Figure 2. Map of government effectiveness. Green countries have the highest effectiveness and lowest corruption. Red countries have the most corruption. The Democratic Republic of the Congo (discussed in the example below) is highlighted, and scores in the lowest percentile.

 

In March 2011, Greenpeace International called for a ban on FSC certification in the Congo Basin. The organization argued that expansion of certification into forest regions with poor governance and high levels of corruption was leading to “…a number of logging companies that fail to comply with FSC standards being awarded certification” (Greenpeace 2011 Links to an external site.). Of particular concern was a FSC Chain-of-Custody certificate awarded to Sodefor, a controversial logging company in the Democratic Republic of Congo (outlined in black on the map above).

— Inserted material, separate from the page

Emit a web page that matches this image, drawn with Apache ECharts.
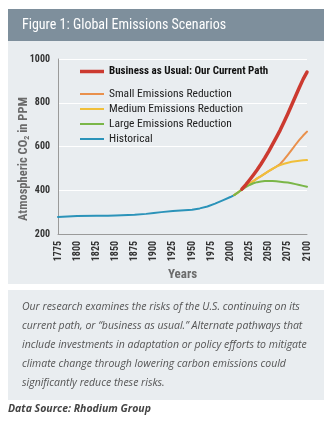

According to Greenpeace, Sodefor had “…a track record of social conflicts that have resulted in violence, arbitrary arrests and human rights violations”. The organization also argued that forest certification was actually exacerbating corrupt land use planning and resource allocation. In response, the FSC released a report addressing how forest certification is handled in the Congo Basin. Nothing came of the request for a ban.

While forest certification is an effective way to ensure forests are managed sustainably in the US and other countries with good governance, this is not always the case in other countries, and we should understand this before we import timber. Even if the products are “certified” it doesn’t prove that the forest management standards were being met.

 


 

Environmental issues related to biorenewable resources are complex and globally interconnected. While our natural tendency is to protect the environment nearest to us, sometimes the most sustainable option is to extract the resources in our own backyard.